Not that the rest of the cast do not deserve to be on camera. As you can see, they are a roll call of some of Hindi cinema’s best comedians. But good actors can do little when the script is so limited, and this one in any case has too little comedy and an abundance of nothingness.
Take for instance the sub-plot involving the Nepalese gangster. For some reason the man keeps getting phone calls from a voice addressing him as Bahadur and asking him to open the gate. Wit that draws on community stereotypes require high-IQ writing to be effective. This one is unimaginative and irritating and yet is repeated ad nauseam. Besides, if Lever contorts his face and body on screen one more time in his career, I think I might scream.
With Santa Banta Pvt Ltd, I was too busy keeping myself awake to summon up the energy to do so.
The film’s initial scenes feature the sort of wisecrack that regular Santa-Banta consumers know well. When they squabble over how to split Rs 1,000 between them, one of them suggests that they go 50-50. Okay, says the other, but what about the remaining Rs 900?

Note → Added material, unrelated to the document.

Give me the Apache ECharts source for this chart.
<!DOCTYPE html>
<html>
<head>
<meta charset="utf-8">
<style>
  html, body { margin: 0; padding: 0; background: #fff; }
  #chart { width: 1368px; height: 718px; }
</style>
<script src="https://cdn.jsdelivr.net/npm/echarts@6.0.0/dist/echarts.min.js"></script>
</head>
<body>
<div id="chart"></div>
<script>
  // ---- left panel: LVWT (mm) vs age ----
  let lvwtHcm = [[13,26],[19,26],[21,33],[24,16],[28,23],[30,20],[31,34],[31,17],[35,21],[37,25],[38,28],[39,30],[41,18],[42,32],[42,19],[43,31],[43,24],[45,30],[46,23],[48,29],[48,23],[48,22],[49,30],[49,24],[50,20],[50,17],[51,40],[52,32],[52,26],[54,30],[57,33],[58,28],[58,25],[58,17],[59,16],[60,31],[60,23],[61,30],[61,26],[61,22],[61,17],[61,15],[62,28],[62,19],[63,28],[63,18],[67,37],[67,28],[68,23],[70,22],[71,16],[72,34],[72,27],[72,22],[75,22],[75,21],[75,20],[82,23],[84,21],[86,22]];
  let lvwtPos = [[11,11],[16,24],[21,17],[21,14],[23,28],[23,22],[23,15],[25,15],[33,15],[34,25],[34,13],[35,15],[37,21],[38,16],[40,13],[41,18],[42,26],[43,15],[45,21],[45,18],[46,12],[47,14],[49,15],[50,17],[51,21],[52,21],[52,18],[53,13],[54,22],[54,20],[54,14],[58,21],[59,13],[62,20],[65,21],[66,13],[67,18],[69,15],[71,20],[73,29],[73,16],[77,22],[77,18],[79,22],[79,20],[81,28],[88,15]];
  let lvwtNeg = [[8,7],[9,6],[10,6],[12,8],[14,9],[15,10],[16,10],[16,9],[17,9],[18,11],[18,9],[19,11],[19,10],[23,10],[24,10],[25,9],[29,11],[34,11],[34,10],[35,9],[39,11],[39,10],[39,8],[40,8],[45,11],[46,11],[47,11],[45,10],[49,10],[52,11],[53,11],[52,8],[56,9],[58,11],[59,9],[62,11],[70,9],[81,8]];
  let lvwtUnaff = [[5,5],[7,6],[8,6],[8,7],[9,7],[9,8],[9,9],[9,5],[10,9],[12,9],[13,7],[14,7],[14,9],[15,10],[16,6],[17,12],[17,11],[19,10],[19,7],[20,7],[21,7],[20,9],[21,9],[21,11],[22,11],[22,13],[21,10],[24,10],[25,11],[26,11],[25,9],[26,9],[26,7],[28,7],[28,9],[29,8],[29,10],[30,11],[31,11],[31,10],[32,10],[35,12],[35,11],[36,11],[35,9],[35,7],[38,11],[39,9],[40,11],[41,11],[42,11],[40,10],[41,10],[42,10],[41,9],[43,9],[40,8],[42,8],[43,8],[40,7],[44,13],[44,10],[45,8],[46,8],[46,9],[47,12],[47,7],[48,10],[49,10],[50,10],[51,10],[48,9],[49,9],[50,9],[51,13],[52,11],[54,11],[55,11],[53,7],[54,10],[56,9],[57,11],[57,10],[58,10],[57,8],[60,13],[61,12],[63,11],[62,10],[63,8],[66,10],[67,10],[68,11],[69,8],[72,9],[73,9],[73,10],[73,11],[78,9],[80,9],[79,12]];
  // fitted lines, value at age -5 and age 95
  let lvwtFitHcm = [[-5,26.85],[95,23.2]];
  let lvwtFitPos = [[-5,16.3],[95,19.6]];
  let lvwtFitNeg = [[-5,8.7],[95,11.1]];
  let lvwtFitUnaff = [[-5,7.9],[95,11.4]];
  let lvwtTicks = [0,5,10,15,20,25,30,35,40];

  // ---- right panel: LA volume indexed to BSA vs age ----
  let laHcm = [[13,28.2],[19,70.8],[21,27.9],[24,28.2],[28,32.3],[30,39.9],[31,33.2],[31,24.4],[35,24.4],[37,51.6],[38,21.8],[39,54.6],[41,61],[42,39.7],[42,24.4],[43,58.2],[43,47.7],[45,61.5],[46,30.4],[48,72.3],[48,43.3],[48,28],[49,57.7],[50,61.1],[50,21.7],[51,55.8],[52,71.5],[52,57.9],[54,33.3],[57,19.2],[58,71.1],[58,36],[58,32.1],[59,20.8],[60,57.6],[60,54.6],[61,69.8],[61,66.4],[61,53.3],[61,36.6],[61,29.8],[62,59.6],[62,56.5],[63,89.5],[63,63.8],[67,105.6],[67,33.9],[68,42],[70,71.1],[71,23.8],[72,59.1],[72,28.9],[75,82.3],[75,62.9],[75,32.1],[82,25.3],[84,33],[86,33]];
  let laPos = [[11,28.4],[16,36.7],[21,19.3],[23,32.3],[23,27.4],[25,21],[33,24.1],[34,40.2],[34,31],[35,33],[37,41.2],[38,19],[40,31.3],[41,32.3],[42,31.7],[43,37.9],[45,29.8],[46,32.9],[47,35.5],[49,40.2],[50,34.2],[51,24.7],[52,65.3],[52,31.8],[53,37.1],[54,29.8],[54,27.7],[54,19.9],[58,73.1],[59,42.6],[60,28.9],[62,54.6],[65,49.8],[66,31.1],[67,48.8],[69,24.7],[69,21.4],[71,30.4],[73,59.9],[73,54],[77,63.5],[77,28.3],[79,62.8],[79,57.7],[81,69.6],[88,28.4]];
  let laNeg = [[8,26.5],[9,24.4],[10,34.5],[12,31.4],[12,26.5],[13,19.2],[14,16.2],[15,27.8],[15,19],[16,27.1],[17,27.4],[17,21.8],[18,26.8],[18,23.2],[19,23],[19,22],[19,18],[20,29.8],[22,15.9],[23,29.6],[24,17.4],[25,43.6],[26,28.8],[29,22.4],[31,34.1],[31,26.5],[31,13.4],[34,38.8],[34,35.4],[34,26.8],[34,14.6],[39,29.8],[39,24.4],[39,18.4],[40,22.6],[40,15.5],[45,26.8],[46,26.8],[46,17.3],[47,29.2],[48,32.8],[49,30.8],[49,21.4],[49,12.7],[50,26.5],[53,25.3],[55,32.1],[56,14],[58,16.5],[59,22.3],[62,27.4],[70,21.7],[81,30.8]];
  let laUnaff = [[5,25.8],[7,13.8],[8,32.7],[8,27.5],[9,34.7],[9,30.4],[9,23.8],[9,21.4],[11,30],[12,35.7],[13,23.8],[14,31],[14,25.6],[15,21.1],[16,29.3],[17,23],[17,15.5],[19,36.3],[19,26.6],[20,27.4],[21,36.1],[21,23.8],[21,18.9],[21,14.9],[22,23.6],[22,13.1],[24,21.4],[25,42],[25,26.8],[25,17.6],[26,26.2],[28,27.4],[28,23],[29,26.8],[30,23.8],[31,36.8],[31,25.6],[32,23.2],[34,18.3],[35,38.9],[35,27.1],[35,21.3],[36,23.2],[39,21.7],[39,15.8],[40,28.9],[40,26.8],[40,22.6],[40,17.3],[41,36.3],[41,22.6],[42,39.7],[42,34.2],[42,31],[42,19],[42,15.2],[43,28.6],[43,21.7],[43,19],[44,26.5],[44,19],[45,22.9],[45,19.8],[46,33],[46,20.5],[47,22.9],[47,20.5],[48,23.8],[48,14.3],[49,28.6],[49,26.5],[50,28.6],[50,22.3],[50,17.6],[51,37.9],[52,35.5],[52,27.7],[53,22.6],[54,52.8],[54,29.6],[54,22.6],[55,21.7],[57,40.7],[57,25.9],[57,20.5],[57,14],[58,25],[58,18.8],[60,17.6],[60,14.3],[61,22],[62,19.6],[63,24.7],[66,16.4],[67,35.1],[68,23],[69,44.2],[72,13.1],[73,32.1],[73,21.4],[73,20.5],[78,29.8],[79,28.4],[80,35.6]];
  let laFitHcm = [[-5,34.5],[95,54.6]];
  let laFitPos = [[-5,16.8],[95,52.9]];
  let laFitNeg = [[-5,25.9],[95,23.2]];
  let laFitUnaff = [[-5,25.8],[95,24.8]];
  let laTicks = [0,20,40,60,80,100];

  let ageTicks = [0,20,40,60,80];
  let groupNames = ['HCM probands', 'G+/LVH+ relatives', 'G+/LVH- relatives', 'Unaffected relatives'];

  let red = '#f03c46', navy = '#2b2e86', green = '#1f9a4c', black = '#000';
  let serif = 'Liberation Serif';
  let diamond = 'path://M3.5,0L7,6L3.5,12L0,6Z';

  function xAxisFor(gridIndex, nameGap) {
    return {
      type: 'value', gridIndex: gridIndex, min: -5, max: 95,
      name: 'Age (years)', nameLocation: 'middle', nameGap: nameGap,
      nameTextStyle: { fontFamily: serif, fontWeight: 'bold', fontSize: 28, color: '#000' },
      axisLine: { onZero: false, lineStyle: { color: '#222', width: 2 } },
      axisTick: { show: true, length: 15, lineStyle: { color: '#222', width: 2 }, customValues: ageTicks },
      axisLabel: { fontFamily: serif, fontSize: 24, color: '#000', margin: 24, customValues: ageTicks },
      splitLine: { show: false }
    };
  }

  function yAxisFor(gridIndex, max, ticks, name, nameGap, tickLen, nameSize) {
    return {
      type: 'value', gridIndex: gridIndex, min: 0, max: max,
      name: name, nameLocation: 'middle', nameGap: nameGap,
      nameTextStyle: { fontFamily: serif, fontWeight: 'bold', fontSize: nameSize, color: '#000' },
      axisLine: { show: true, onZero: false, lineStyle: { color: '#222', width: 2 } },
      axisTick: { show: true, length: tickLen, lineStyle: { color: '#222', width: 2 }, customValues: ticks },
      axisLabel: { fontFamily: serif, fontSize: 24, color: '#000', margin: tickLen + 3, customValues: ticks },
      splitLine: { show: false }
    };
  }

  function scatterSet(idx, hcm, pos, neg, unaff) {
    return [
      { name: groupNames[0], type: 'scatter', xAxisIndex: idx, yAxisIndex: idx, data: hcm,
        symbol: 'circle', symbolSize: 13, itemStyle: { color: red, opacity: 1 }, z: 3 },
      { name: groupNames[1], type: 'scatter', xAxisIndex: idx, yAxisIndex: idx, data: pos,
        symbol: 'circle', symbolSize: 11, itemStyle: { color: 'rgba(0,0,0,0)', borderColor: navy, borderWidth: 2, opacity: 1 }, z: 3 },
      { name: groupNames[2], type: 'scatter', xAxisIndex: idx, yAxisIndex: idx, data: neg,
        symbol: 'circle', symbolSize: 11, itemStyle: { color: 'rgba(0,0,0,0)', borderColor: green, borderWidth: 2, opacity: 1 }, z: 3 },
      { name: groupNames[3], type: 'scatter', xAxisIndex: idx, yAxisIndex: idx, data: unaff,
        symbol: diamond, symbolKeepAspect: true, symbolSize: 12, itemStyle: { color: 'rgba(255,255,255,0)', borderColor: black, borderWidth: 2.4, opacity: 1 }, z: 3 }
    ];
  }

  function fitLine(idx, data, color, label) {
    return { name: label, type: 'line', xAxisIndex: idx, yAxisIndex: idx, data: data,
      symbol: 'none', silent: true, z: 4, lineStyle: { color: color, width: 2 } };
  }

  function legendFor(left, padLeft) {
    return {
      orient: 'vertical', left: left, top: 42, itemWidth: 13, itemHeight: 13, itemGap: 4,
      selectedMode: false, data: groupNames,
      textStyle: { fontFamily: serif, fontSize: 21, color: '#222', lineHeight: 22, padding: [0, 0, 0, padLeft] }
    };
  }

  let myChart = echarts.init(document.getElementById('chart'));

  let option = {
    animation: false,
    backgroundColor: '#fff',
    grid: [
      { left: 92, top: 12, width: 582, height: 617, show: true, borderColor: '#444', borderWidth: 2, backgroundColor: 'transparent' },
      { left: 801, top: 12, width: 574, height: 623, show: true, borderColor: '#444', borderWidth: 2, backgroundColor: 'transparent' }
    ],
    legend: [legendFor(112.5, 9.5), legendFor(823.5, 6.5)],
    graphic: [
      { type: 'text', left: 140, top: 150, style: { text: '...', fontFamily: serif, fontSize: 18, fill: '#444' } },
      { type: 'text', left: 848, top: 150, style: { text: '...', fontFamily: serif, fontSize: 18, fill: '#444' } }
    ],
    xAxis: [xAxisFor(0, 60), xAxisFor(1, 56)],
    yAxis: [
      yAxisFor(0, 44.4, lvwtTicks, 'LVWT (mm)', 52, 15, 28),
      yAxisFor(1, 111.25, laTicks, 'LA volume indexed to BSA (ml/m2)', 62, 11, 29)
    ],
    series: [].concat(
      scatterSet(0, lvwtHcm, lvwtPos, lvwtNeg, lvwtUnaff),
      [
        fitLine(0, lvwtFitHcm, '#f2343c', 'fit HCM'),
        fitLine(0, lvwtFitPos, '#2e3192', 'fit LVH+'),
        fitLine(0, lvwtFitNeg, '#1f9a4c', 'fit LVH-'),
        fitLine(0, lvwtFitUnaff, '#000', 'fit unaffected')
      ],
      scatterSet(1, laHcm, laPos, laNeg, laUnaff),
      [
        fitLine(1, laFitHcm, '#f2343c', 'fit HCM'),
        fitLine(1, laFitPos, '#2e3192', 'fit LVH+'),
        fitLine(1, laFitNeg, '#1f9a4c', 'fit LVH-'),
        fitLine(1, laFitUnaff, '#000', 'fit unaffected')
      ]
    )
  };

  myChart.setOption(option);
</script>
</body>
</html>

It’s the sort of light-hearted nonsense that should have filled the film. There’s simply not enough of it. Every 20 minutes or so, there is one really good, enjoyably silly joke (which proves the writers’ potential for this genre) and then – yawn, yawn, yawn – it is back to the dull grind. Considering that the film runs for about 113 minutes, that adds up to a total of approximately six jokes. Why?

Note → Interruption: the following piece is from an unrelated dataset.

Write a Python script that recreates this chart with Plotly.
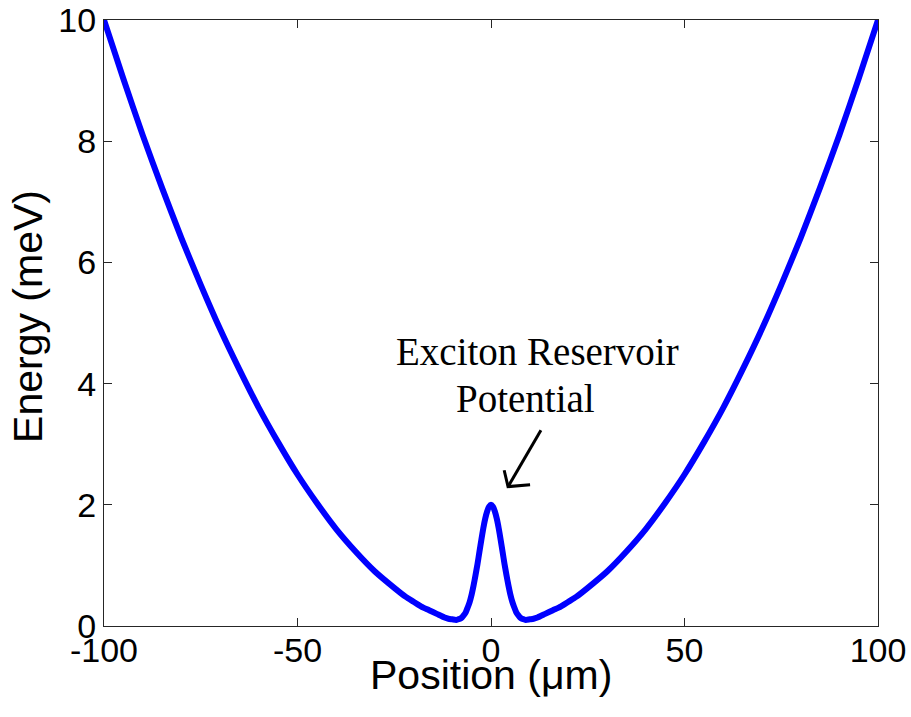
import plotly.graph_objects as go

# Position (um) and energy (meV) of the trap potential
position = [-100, -95, -90, -85, -80, -75, -70, -65, -60, -55, -50, -45, -40,
            -35, -30, -25, -22, -20, -18, -16, -14, -12, -11, -10, -9, -8.5, -8,
            -7.5, -7, -6.5, -6, -5.5, -5, -4.5, -4, -3.5, -3, -2.5, -2, -1.5,
            -1, -0.5, 0, 0.5, 1, 1.5, 2, 2.5, 3, 3.5, 4, 4.5, 5, 5.5, 6, 6.5,
            7, 7.5, 8, 8.5, 9, 10, 11, 12, 14, 16, 18, 20, 22, 25, 30, 35, 40, 45,
            50, 55, 60, 65, 70, 75, 80, 85, 90, 95, 100]
energy = [10.0, 9.03, 8.1, 7.23, 6.4, 5.63, 4.9, 4.23, 3.6, 3.03, 2.5, 2.03,
          1.6, 1.23, 0.9, 0.63, 0.48, 0.40, 0.32, 0.26, 0.20, 0.14, 0.12, 0.11,
          0.10, 0.11, 0.12, 0.14, 0.18, 0.23, 0.31, 0.40, 0.52, 0.67, 0.84,
          1.02, 1.22, 1.42, 1.61, 1.77, 1.89, 1.97, 2.0, 1.97, 1.89, 1.77,
          1.61, 1.42, 1.22, 1.02, 0.84, 0.67, 0.52, 0.40, 0.31, 0.23, 0.18,
          0.14, 0.12, 0.11, 0.10, 0.11, 0.12, 0.14, 0.20, 0.26, 0.32, 0.40,
          0.48, 0.63, 0.9, 1.23, 1.6, 2.03, 2.5, 3.03, 3.6, 4.23, 4.9, 5.63, 6.4,
          7.23, 8.1, 9.03, 10.0]

x_ticks = [-100, -50, 0, 50, 100]
y_ticks = [0, 2, 4, 6, 8, 10]

sans = "Arial, Liberation Sans, sans-serif"
serif = "Times New Roman, Liberation Serif, serif"

fig = go.Figure()
fig.add_trace(go.Scatter(
    x=position, y=energy, mode="lines",
    line=dict(color="#0000ff", width=6, shape="spline", smoothing=0.6),
    showlegend=False, hoverinfo="skip",
))

axis_common = dict(
    showline=True, linecolor="#262626", linewidth=1, mirror="ticks",
    ticks="inside", ticklen=8, tickcolor="#262626", tickwidth=1,
    showgrid=False, zeroline=False, automargin=False,
    tickfont=dict(family=sans, size=34, color="black"),
)

fig.update_xaxes(
    range=[-100, 100], tickvals=x_ticks, ticktext=[str(v) for v in x_ticks],
    ticklabelstandoff=-6, **axis_common,
)
fig.update_yaxes(
    range=[0, 10], tickvals=y_ticks, ticktext=[str(v) for v in y_ticks],
    **axis_common,
)

# Axis titles
fig.add_annotation(xref="paper", yref="paper", x=0.5, y=0, yshift=-49,
                   text="Position (\u03bcm)", showarrow=False,
                   font=dict(family=sans, size=41, color="black"),
                   xanchor="center", yanchor="middle")
fig.add_annotation(xref="paper", yref="paper", x=0, y=0.51, xshift=-76,
                   text="Energy (meV)", showarrow=False, textangle=-90,
                   font=dict(family=sans, size=41, color="black"),
                   xanchor="center", yanchor="middle")

# Label and hand-drawn style arrow pointing at the central peak
fig.add_annotation(x=12.0, y=4.14, text="Exciton Reservoir", showarrow=False,
                   font=dict(family=serif, size=39, color="black"),
                   xanchor="center", yanchor="bottom")
fig.add_annotation(x=8.8, y=3.37, text="Potential", showarrow=False,
                   font=dict(family=serif, size=39, color="black"),
                   xanchor="center", yanchor="bottom")
fig.add_shape(type="line", x0=12.9, y0=3.23, x1=4.4, y1=2.30,
              line=dict(color="black", width=3))
fig.add_shape(type="path", path="M 3.4 2.57 L 4.4 2.30 L 10.1 2.33",
              line=dict(color="black", width=3))

fig.update_layout(
    width=911, height=717,
    margin=dict(l=104, r=33, t=20, b=91),
    paper_bgcolor="white", plot_bgcolor="white",
)

fig.write_html("out.html")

Santa Banta also features too many noisy, unmelodious songs with redemption coming in the form of just one foot-tapping number, 'Machli Jal Ki Rani Hai' sung by Sonu Nigam and Vikas Bhalla, both of whom make guest appearances to sing it.
Former prime minister Manmohan Singh also has a cameo of sorts in Santa Banta Pvt Ltd. Sadly for him, like the government he headed till 2014, there is little he can do to save this film.